Return all of the data exactly as written, without the pictures.

Items listed in a dataset:
## BEGIN

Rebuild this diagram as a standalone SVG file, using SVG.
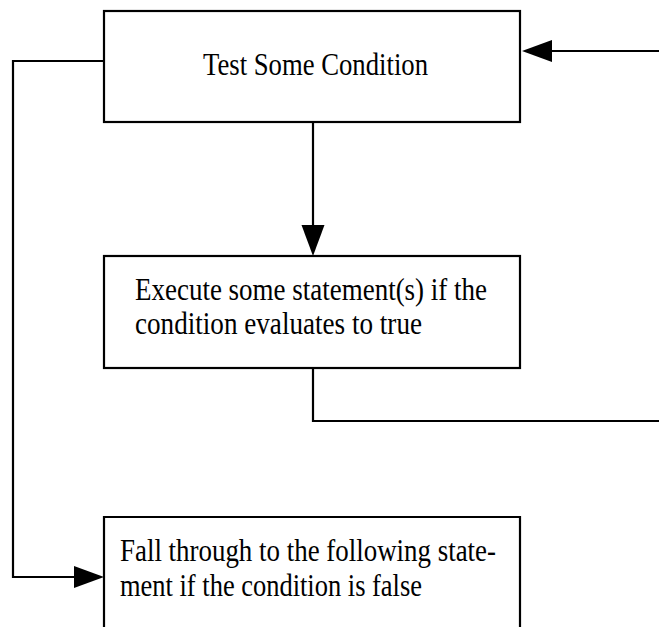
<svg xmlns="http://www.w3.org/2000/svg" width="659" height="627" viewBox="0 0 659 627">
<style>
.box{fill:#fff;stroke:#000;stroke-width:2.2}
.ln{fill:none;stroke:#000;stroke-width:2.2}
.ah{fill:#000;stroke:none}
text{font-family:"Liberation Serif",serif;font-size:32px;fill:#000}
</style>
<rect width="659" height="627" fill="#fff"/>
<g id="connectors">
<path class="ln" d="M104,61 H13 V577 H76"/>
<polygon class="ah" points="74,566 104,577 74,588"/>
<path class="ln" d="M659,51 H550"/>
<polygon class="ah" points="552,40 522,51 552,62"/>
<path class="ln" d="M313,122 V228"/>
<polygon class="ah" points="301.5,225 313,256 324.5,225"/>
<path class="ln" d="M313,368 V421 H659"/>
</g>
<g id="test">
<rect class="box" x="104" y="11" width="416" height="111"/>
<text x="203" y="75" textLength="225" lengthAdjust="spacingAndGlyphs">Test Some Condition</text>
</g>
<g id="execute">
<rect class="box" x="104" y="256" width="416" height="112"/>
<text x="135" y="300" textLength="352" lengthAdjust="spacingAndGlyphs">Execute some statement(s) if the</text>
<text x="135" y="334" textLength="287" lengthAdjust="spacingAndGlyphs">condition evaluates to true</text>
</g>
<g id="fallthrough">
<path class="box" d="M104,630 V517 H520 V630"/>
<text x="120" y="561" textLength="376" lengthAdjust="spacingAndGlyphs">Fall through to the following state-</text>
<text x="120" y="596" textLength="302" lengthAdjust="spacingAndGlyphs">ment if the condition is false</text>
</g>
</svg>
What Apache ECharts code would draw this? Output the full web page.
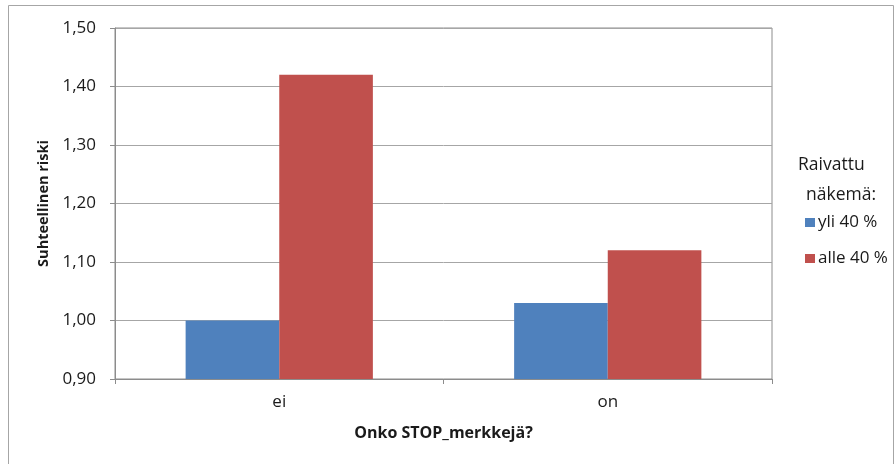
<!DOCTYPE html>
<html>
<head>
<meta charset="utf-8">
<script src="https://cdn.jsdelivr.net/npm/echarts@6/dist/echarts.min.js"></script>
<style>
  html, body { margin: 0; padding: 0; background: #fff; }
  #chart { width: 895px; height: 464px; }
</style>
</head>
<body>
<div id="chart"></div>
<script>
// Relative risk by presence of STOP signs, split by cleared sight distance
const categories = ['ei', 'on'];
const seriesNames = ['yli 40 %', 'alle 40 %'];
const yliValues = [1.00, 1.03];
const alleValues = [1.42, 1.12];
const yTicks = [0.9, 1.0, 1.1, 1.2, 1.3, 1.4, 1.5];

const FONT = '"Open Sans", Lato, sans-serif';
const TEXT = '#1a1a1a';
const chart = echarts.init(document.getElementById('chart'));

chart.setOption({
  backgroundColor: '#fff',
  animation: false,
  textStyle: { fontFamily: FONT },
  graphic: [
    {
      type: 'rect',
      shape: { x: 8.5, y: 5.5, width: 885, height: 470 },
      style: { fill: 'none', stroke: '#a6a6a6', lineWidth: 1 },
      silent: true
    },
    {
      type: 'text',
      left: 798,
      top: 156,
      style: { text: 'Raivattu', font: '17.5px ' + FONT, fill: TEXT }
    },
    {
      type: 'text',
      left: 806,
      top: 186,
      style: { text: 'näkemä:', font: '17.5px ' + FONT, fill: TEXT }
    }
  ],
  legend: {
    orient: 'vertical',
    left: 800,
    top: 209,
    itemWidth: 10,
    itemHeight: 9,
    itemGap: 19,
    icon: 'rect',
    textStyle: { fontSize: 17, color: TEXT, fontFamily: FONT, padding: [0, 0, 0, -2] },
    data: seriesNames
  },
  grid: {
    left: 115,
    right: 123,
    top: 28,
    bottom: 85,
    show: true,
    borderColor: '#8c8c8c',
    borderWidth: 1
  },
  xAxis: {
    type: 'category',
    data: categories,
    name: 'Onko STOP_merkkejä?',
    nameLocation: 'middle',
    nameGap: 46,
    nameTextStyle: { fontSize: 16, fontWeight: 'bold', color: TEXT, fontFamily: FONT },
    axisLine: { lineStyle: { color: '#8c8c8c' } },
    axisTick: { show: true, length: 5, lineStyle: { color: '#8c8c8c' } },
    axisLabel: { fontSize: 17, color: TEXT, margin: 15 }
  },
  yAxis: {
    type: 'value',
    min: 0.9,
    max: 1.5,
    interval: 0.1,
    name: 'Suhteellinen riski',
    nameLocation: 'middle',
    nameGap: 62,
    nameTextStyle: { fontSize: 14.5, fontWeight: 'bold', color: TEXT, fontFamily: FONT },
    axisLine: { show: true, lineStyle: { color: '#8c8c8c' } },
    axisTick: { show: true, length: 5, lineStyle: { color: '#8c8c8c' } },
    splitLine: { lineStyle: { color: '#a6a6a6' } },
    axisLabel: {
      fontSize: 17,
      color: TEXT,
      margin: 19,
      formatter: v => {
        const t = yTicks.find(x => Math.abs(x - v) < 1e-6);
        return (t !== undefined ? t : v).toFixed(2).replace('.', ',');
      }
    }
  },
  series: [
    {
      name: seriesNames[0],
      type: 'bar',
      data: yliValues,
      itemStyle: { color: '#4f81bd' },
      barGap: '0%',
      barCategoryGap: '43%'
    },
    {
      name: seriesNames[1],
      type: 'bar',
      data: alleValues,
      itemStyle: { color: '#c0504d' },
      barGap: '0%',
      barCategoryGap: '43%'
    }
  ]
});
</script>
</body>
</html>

## END

**EXERCISE OUTPUT**
Rebuild this diagram as a standalone SVG file, using SVG.
<svg xmlns="http://www.w3.org/2000/svg" width="659" height="627" viewBox="0 0 659 627">
<style>
.box{fill:#fff;stroke:#000;stroke-width:2.2}
.ln{fill:none;stroke:#000;stroke-width:2.2}
.ah{fill:#000;stroke:none}
text{font-family:"Liberation Serif",serif;font-size:32px;fill:#000}
</style>
<rect width="659" height="627" fill="#fff"/>
<g id="connectors">
<path class="ln" d="M104,61 H13 V577 H76"/>
<polygon class="ah" points="74,566 104,577 74,588"/>
<path class="ln" d="M659,51 H550"/>
<polygon class="ah" points="552,40 522,51 552,62"/>
<path class="ln" d="M313,122 V228"/>
<polygon class="ah" points="301.5,225 313,256 324.5,225"/>
<path class="ln" d="M313,368 V421 H659"/>
</g>
<g id="test">
<rect class="box" x="104" y="11" width="416" height="111"/>
<text x="203" y="75" textLength="225" lengthAdjust="spacingAndGlyphs">Test Some Condition</text>
</g>
<g id="execute">
<rect class="box" x="104" y="256" width="416" height="112"/>
<text x="135" y="300" textLength="352" lengthAdjust="spacingAndGlyphs">Execute some statement(s) if the</text>
<text x="135" y="334" textLength="287" lengthAdjust="spacingAndGlyphs">condition evaluates to true</text>
</g>
<g id="fallthrough">
<path class="box" d="M104,630 V517 H520 V630"/>
<text x="120" y="561" textLength="376" lengthAdjust="spacingAndGlyphs">Fall through to the following state-</text>
<text x="120" y="596" textLength="302" lengthAdjust="spacingAndGlyphs">ment if the condition is false</text>
</g>
</svg>
What Apache ECharts code would draw this? Output the full web page.
<!DOCTYPE html>
<html>
<head>
<meta charset="utf-8">
<script src="https://cdn.jsdelivr.net/npm/echarts@6/dist/echarts.min.js"></script>
<style>
  html, body { margin: 0; padding: 0; background: #fff; }
  #chart { width: 895px; height: 464px; }
</style>
</head>
<body>
<div id="chart"></div>
<script>
// Relative risk by presence of STOP signs, split by cleared sight distance
const categories = ['ei', 'on'];
const seriesNames = ['yli 40 %', 'alle 40 %'];
const yliValues = [1.00, 1.03];
const alleValues = [1.42, 1.12];
const yTicks = [0.9, 1.0, 1.1, 1.2, 1.3, 1.4, 1.5];

const FONT = '"Open Sans", Lato, sans-serif';
const TEXT = '#1a1a1a';
const chart = echarts.init(document.getElementById('chart'));

chart.setOption({
  backgroundColor: '#fff',
  animation: false,
  textStyle: { fontFamily: FONT },
  graphic: [
    {
      type: 'rect',
      shape: { x: 8.5, y: 5.5, width: 885, height: 470 },
      style: { fill: 'none', stroke: '#a6a6a6', lineWidth: 1 },
      silent: true
    },
    {
      type: 'text',
      left: 798,
      top: 156,
      style: { text: 'Raivattu', font: '17.5px ' + FONT, fill: TEXT }
    },
    {
      type: 'text',
      left: 806,
      top: 186,
      style: { text: 'näkemä:', font: '17.5px ' + FONT, fill: TEXT }
    }
  ],
  legend: {
    orient: 'vertical',
    left: 800,
    top: 209,
    itemWidth: 10,
    itemHeight: 9,
    itemGap: 19,
    icon: 'rect',
    textStyle: { fontSize: 17, color: TEXT, fontFamily: FONT, padding: [0, 0, 0, -2] },
    data: seriesNames
  },
  grid: {
    left: 115,
    right: 123,
    top: 28,
    bottom: 85,
    show: true,
    borderColor: '#8c8c8c',
    borderWidth: 1
  },
  xAxis: {
    type: 'category',
    data: categories,
    name: 'Onko STOP_merkkejä?',
    nameLocation: 'middle',
    nameGap: 46,
    nameTextStyle: { fontSize: 16, fontWeight: 'bold', color: TEXT, fontFamily: FONT },
    axisLine: { lineStyle: { color: '#8c8c8c' } },
    axisTick: { show: true, length: 5, lineStyle: { color: '#8c8c8c' } },
    axisLabel: { fontSize: 17, color: TEXT, margin: 15 }
  },
  yAxis: {
    type: 'value',
    min: 0.9,
    max: 1.5,
    interval: 0.1,
    name: 'Suhteellinen riski',
    nameLocation: 'middle',
    nameGap: 62,
    nameTextStyle: { fontSize: 14.5, fontWeight: 'bold', color: TEXT, fontFamily: FONT },
    axisLine: { show: true, lineStyle: { color: '#8c8c8c' } },
    axisTick: { show: true, length: 5, lineStyle: { color: '#8c8c8c' } },
    splitLine: { lineStyle: { color: '#a6a6a6' } },
    axisLabel: {
      fontSize: 17,
      color: TEXT,
      margin: 19,
      formatter: v => {
        const t = yTicks.find(x => Math.abs(x - v) < 1e-6);
        return (t !== undefined ? t : v).toFixed(2).replace('.', ',');
      }
    }
  },
  series: [
    {
      name: seriesNames[0],
      type: 'bar',
      data: yliValues,
      itemStyle: { color: '#4f81bd' },
      barGap: '0%',
      barCategoryGap: '43%'
    },
    {
      name: seriesNames[1],
      type: 'bar',
      data: alleValues,
      itemStyle: { color: '#c0504d' },
      barGap: '0%',
      barCategoryGap: '43%'
    }
  ]
});
</script>
</body>
</html>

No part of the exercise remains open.